Set task = Strip the pictures and reproduce the rest of the listing exactly.

Material provided =
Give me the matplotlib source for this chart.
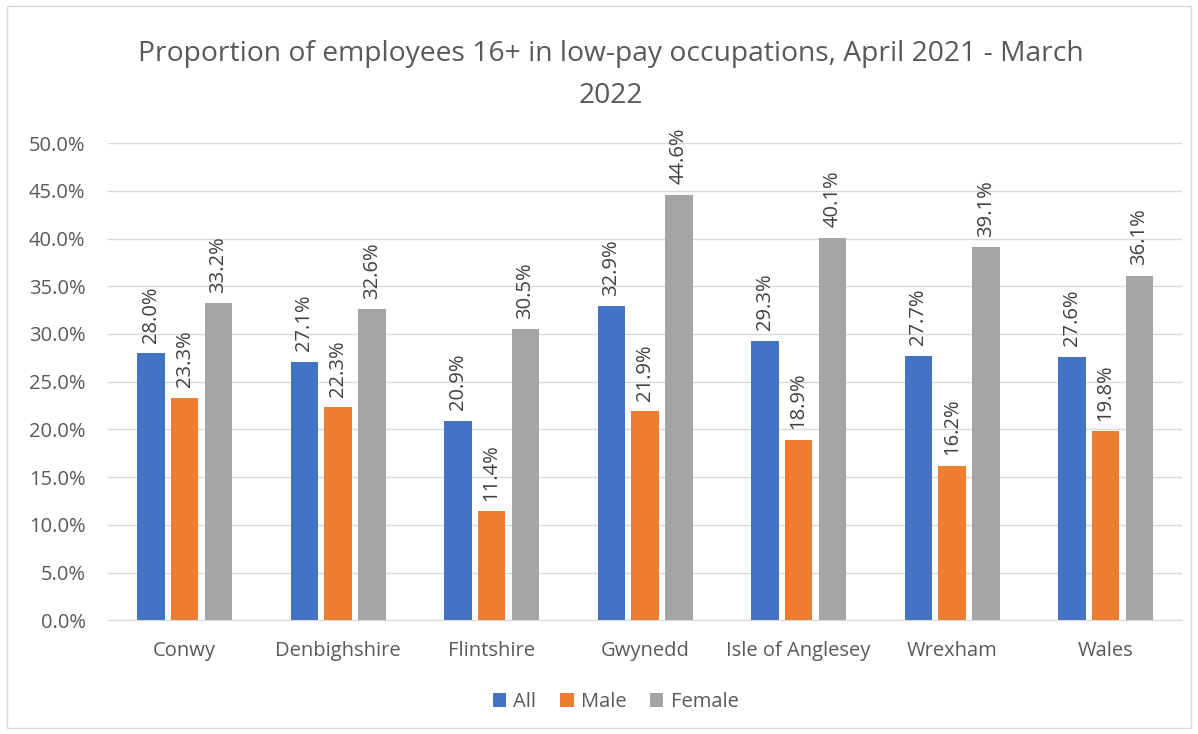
#!/usr/bin/env python3
# plot.py

import matplotlib.pyplot as plt
from matplotlib.patches import Rectangle
from matplotlib.ticker import FuncFormatter, MultipleLocator
import numpy as np

areas = ["Conwy", "Denbighshire", "Flintshire", "Gwynedd",
         "Isle of Anglesey", "Wrexham", "Wales"]
all_pct = [28.0, 27.1, 20.9, 32.9, 29.3, 27.7, 27.6]
male_pct = [23.3, 22.3, 11.4, 21.9, 18.9, 16.2, 19.8]
female_pct = [33.2, 32.6, 30.5, 44.6, 40.1, 39.1, 36.1]

series = [("All", all_pct, "#4472C4"),
          ("Male", male_pct, "#ED7D31"),
          ("Female", female_pct, "#A5A5A5")]


def plot(ax):
    x = np.arange(len(areas))
    width = 0.18
    step = 0.22
    for i, (name, vals, color) in enumerate(series):
        pos = x + (i - 1) * step
        bars = ax.bar(pos, vals, width, color=color, label=name, zorder=2)
        for b, v in zip(bars, vals):
            ax.text(b.get_x() + b.get_width() / 2, v + 1.1, f"{v:.1f}%",
                    rotation=90, ha="center", va="bottom",
                    fontsize=14.5, color="#404040")

    ax.set_ylim(0, 50)
    ax.set_xlim(-0.5, len(areas) - 0.5)
    ax.yaxis.set_major_locator(MultipleLocator(5))
    ax.yaxis.set_major_formatter(FuncFormatter(lambda v, p: f"{v:.1f}%"))
    ax.set_xticks(x)
    ax.set_xticklabels(areas)
    ax.tick_params(axis="both", length=0, labelsize=14.5, colors="#595959")
    ax.tick_params(axis="x", pad=15)
    ax.tick_params(axis="y", pad=16)
    ax.grid(axis="y", color="#D9D9D9", linewidth=1, zorder=0)
    for s in ["top", "right", "left"]:
        ax.spines[s].set_visible(False)
    ax.spines["bottom"].set_color("#D9D9D9")


def main():
    plt.rcParams["font.family"] = ["Open Sans", "DejaVu Sans"]
    fig = plt.figure(figsize=(11.98, 7.34), dpi=100)
    ax = fig.add_axes([0.09, 0.155, 0.897, 0.65])
    plot(ax)

    fig.suptitle("Proportion of employees 16+ in low-pay occupations, April 2021 - March\n2022",
                 x=0.51, y=0.946, va="top", fontsize=20.3, color="#595959",
                 linespacing=1.7)

    fig.legend(loc="lower center", bbox_to_anchor=(0.514, 0.005), ncol=3,
               frameon=False, fontsize=14.5, handlelength=0.65, handleheight=0.65,
               columnspacing=1.2, handletextpad=0.35, labelcolor="#595959")

    fig.patches.append(Rectangle((0.006, 0.008), 0.988, 0.984,
                                 transform=fig.transFigure, fill=False,
                                 edgecolor="#D9D9D9", linewidth=1))

    fig.savefig("out.png", dpi=100)


if __name__ == "__main__":
    main()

Response =
Give me the matplotlib source for this chart.
#!/usr/bin/env python3
# plot.py

import matplotlib.pyplot as plt
from matplotlib.patches import Rectangle
from matplotlib.ticker import FuncFormatter, MultipleLocator
import numpy as np

areas = ["Conwy", "Denbighshire", "Flintshire", "Gwynedd",
         "Isle of Anglesey", "Wrexham", "Wales"]
all_pct = [28.0, 27.1, 20.9, 32.9, 29.3, 27.7, 27.6]
male_pct = [23.3, 22.3, 11.4, 21.9, 18.9, 16.2, 19.8]
female_pct = [33.2, 32.6, 30.5, 44.6, 40.1, 39.1, 36.1]

series = [("All", all_pct, "#4472C4"),
          ("Male", male_pct, "#ED7D31"),
          ("Female", female_pct, "#A5A5A5")]


def plot(ax):
    x = np.arange(len(areas))
    width = 0.18
    step = 0.22
    for i, (name, vals, color) in enumerate(series):
        pos = x + (i - 1) * step
        bars = ax.bar(pos, vals, width, color=color, label=name, zorder=2)
        for b, v in zip(bars, vals):
            ax.text(b.get_x() + b.get_width() / 2, v + 1.1, f"{v:.1f}%",
                    rotation=90, ha="center", va="bottom",
                    fontsize=14.5, color="#404040")

    ax.set_ylim(0, 50)
    ax.set_xlim(-0.5, len(areas) - 0.5)
    ax.yaxis.set_major_locator(MultipleLocator(5))
    ax.yaxis.set_major_formatter(FuncFormatter(lambda v, p: f"{v:.1f}%"))
    ax.set_xticks(x)
    ax.set_xticklabels(areas)
    ax.tick_params(axis="both", length=0, labelsize=14.5, colors="#595959")
    ax.tick_params(axis="x", pad=15)
    ax.tick_params(axis="y", pad=16)
    ax.grid(axis="y", color="#D9D9D9", linewidth=1, zorder=0)
    for s in ["top", "right", "left"]:
        ax.spines[s].set_visible(False)
    ax.spines["bottom"].set_color("#D9D9D9")


def main():
    plt.rcParams["font.family"] = ["Open Sans", "DejaVu Sans"]
    fig = plt.figure(figsize=(11.98, 7.34), dpi=100)
    ax = fig.add_axes([0.09, 0.155, 0.897, 0.65])
    plot(ax)

    fig.suptitle("Proportion of employees 16+ in low-pay occupations, April 2021 - March\n2022",
                 x=0.51, y=0.946, va="top", fontsize=20.3, color="#595959",
                 linespacing=1.7)

    fig.legend(loc="lower center", bbox_to_anchor=(0.514, 0.005), ncol=3,
               frameon=False, fontsize=14.5, handlelength=0.65, handleheight=0.65,
               columnspacing=1.2, handletextpad=0.35, labelcolor="#595959")

    fig.patches.append(Rectangle((0.006, 0.008), 0.988, 0.984,
                                 transform=fig.transFigure, fill=False,
                                 edgecolor="#D9D9D9", linewidth=1))

    fig.savefig("out.png", dpi=100)


if __name__ == "__main__":
    main()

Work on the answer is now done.